Exercise objective: Return each line of the listing below, unchanged, and omit the images.

━━━ Stored data ━━━

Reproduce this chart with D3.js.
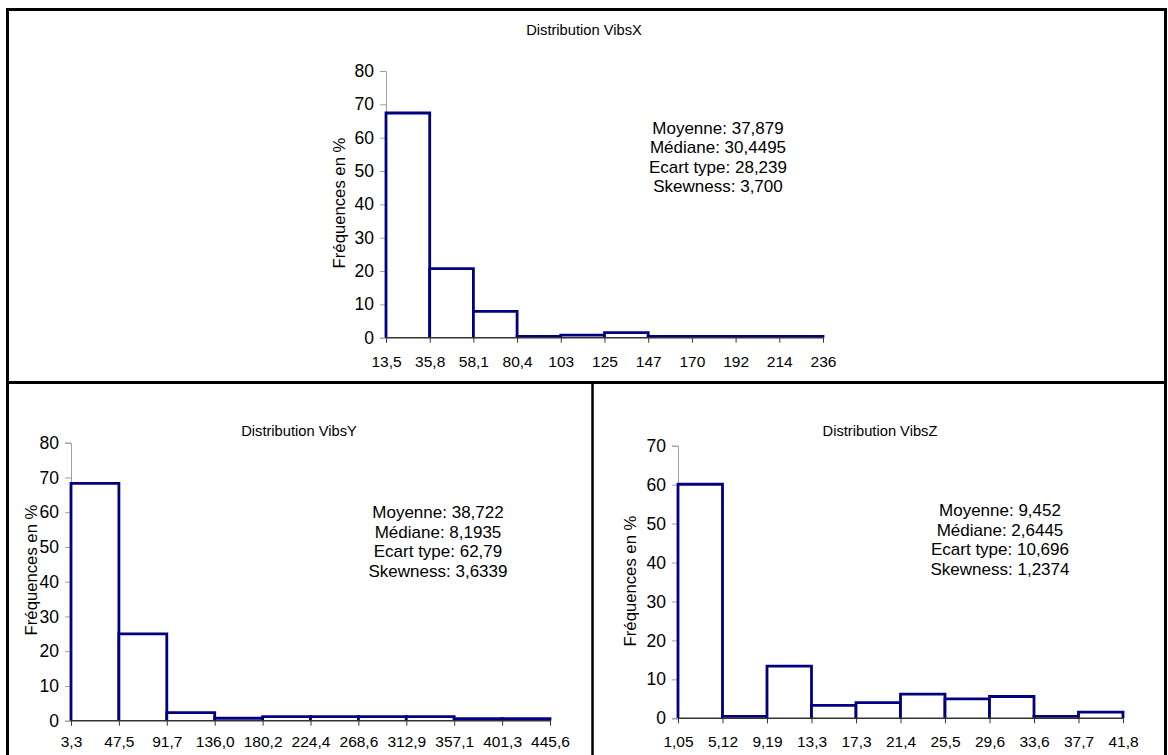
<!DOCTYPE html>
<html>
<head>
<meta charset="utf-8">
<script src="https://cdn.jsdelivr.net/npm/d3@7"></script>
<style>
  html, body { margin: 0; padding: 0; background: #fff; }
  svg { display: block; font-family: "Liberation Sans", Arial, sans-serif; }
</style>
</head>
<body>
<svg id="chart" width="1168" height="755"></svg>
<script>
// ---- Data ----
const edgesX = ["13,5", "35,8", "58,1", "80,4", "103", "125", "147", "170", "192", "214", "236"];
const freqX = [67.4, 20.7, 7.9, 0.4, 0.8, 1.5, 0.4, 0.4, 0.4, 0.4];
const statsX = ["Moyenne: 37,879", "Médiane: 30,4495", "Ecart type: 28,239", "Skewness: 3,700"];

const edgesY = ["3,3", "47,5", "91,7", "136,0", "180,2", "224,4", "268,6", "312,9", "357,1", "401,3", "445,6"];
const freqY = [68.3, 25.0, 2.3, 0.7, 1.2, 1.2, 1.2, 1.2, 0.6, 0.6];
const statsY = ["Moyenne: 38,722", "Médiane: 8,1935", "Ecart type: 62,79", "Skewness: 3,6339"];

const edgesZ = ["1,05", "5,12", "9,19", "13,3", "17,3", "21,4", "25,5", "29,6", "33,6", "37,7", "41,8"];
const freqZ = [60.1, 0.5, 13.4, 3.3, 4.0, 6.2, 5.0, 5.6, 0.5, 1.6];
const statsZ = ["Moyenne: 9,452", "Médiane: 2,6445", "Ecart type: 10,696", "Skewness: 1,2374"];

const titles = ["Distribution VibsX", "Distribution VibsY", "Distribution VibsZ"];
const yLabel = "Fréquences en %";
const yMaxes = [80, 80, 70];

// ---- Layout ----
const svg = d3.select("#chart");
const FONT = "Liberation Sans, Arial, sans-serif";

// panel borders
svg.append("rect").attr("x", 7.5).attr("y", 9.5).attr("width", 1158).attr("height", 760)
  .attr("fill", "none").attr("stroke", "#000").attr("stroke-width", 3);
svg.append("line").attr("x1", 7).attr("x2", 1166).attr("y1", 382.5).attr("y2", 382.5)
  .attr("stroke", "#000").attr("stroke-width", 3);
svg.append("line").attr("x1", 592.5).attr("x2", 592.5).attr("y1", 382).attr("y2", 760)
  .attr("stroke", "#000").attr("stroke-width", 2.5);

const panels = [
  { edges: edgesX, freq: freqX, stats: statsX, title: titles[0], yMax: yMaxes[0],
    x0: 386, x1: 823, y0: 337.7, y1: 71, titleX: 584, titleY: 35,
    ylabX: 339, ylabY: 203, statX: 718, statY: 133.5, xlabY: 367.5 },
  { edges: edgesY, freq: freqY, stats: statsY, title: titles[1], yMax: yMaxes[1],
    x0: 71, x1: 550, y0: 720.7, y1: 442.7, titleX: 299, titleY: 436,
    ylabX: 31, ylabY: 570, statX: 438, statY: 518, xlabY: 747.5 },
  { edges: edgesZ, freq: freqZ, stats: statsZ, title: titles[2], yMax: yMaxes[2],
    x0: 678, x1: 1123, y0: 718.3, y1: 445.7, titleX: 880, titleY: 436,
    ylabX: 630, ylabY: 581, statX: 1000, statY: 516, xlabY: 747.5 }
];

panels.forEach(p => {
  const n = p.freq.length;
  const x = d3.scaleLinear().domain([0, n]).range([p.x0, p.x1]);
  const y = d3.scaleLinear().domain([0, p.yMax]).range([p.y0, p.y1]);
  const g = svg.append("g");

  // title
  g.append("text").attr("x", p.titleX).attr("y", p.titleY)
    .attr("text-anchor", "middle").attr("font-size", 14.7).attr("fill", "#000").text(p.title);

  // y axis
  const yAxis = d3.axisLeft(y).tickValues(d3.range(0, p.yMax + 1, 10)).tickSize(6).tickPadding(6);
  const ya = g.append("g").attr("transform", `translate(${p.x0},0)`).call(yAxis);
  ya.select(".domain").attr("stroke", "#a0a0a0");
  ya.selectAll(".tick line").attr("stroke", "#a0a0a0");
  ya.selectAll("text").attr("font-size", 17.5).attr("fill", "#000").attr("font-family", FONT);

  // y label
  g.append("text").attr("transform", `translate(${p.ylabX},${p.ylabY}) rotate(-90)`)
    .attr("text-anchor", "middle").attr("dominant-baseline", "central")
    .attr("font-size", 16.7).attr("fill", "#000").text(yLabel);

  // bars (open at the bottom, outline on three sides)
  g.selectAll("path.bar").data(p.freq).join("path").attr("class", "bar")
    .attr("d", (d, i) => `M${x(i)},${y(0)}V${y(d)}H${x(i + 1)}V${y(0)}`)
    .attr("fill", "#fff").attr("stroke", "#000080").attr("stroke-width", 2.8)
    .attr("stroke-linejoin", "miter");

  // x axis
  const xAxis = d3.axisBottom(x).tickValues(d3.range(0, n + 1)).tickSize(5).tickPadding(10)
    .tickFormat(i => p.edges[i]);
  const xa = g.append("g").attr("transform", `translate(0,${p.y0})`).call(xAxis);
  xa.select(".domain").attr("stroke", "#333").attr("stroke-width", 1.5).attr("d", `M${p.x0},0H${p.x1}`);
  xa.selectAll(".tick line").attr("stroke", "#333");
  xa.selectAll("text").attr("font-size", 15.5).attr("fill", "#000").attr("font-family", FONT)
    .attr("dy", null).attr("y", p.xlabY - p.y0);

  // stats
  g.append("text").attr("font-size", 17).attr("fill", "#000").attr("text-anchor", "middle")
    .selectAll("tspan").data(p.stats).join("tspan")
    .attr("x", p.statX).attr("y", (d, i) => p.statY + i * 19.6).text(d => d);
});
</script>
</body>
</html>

━━━

Exercise response:
Reproduce this chart with D3.js.
<!DOCTYPE html>
<html>
<head>
<meta charset="utf-8">
<script src="https://cdn.jsdelivr.net/npm/d3@7"></script>
<style>
  html, body { margin: 0; padding: 0; background: #fff; }
  svg { display: block; font-family: "Liberation Sans", Arial, sans-serif; }
</style>
</head>
<body>
<svg id="chart" width="1168" height="755"></svg>
<script>
// ---- Data ----
const edgesX = ["13,5", "35,8", "58,1", "80,4", "103", "125", "147", "170", "192", "214", "236"];
const freqX = [67.4, 20.7, 7.9, 0.4, 0.8, 1.5, 0.4, 0.4, 0.4, 0.4];
const statsX = ["Moyenne: 37,879", "Médiane: 30,4495", "Ecart type: 28,239", "Skewness: 3,700"];

const edgesY = ["3,3", "47,5", "91,7", "136,0", "180,2", "224,4", "268,6", "312,9", "357,1", "401,3", "445,6"];
const freqY = [68.3, 25.0, 2.3, 0.7, 1.2, 1.2, 1.2, 1.2, 0.6, 0.6];
const statsY = ["Moyenne: 38,722", "Médiane: 8,1935", "Ecart type: 62,79", "Skewness: 3,6339"];

const edgesZ = ["1,05", "5,12", "9,19", "13,3", "17,3", "21,4", "25,5", "29,6", "33,6", "37,7", "41,8"];
const freqZ = [60.1, 0.5, 13.4, 3.3, 4.0, 6.2, 5.0, 5.6, 0.5, 1.6];
const statsZ = ["Moyenne: 9,452", "Médiane: 2,6445", "Ecart type: 10,696", "Skewness: 1,2374"];

const titles = ["Distribution VibsX", "Distribution VibsY", "Distribution VibsZ"];
const yLabel = "Fréquences en %";
const yMaxes = [80, 80, 70];

// ---- Layout ----
const svg = d3.select("#chart");
const FONT = "Liberation Sans, Arial, sans-serif";

// panel borders
svg.append("rect").attr("x", 7.5).attr("y", 9.5).attr("width", 1158).attr("height", 760)
  .attr("fill", "none").attr("stroke", "#000").attr("stroke-width", 3);
svg.append("line").attr("x1", 7).attr("x2", 1166).attr("y1", 382.5).attr("y2", 382.5)
  .attr("stroke", "#000").attr("stroke-width", 3);
svg.append("line").attr("x1", 592.5).attr("x2", 592.5).attr("y1", 382).attr("y2", 760)
  .attr("stroke", "#000").attr("stroke-width", 2.5);

const panels = [
  { edges: edgesX, freq: freqX, stats: statsX, title: titles[0], yMax: yMaxes[0],
    x0: 386, x1: 823, y0: 337.7, y1: 71, titleX: 584, titleY: 35,
    ylabX: 339, ylabY: 203, statX: 718, statY: 133.5, xlabY: 367.5 },
  { edges: edgesY, freq: freqY, stats: statsY, title: titles[1], yMax: yMaxes[1],
    x0: 71, x1: 550, y0: 720.7, y1: 442.7, titleX: 299, titleY: 436,
    ylabX: 31, ylabY: 570, statX: 438, statY: 518, xlabY: 747.5 },
  { edges: edgesZ, freq: freqZ, stats: statsZ, title: titles[2], yMax: yMaxes[2],
    x0: 678, x1: 1123, y0: 718.3, y1: 445.7, titleX: 880, titleY: 436,
    ylabX: 630, ylabY: 581, statX: 1000, statY: 516, xlabY: 747.5 }
];

panels.forEach(p => {
  const n = p.freq.length;
  const x = d3.scaleLinear().domain([0, n]).range([p.x0, p.x1]);
  const y = d3.scaleLinear().domain([0, p.yMax]).range([p.y0, p.y1]);
  const g = svg.append("g");

  // title
  g.append("text").attr("x", p.titleX).attr("y", p.titleY)
    .attr("text-anchor", "middle").attr("font-size", 14.7).attr("fill", "#000").text(p.title);

  // y axis
  const yAxis = d3.axisLeft(y).tickValues(d3.range(0, p.yMax + 1, 10)).tickSize(6).tickPadding(6);
  const ya = g.append("g").attr("transform", `translate(${p.x0},0)`).call(yAxis);
  ya.select(".domain").attr("stroke", "#a0a0a0");
  ya.selectAll(".tick line").attr("stroke", "#a0a0a0");
  ya.selectAll("text").attr("font-size", 17.5).attr("fill", "#000").attr("font-family", FONT);

  // y label
  g.append("text").attr("transform", `translate(${p.ylabX},${p.ylabY}) rotate(-90)`)
    .attr("text-anchor", "middle").attr("dominant-baseline", "central")
    .attr("font-size", 16.7).attr("fill", "#000").text(yLabel);

  // bars (open at the bottom, outline on three sides)
  g.selectAll("path.bar").data(p.freq).join("path").attr("class", "bar")
    .attr("d", (d, i) => `M${x(i)},${y(0)}V${y(d)}H${x(i + 1)}V${y(0)}`)
    .attr("fill", "#fff").attr("stroke", "#000080").attr("stroke-width", 2.8)
    .attr("stroke-linejoin", "miter");

  // x axis
  const xAxis = d3.axisBottom(x).tickValues(d3.range(0, n + 1)).tickSize(5).tickPadding(10)
    .tickFormat(i => p.edges[i]);
  const xa = g.append("g").attr("transform", `translate(0,${p.y0})`).call(xAxis);
  xa.select(".domain").attr("stroke", "#333").attr("stroke-width", 1.5).attr("d", `M${p.x0},0H${p.x1}`);
  xa.selectAll(".tick line").attr("stroke", "#333");
  xa.selectAll("text").attr("font-size", 15.5).attr("fill", "#000").attr("font-family", FONT)
    .attr("dy", null).attr("y", p.xlabY - p.y0);

  // stats
  g.append("text").attr("font-size", 17).attr("fill", "#000").attr("text-anchor", "middle")
    .selectAll("tspan").data(p.stats).join("tspan")
    .attr("x", p.statX).attr("y", (d, i) => p.statY + i * 19.6).text(d => d);
});
</script>
</body>
</html>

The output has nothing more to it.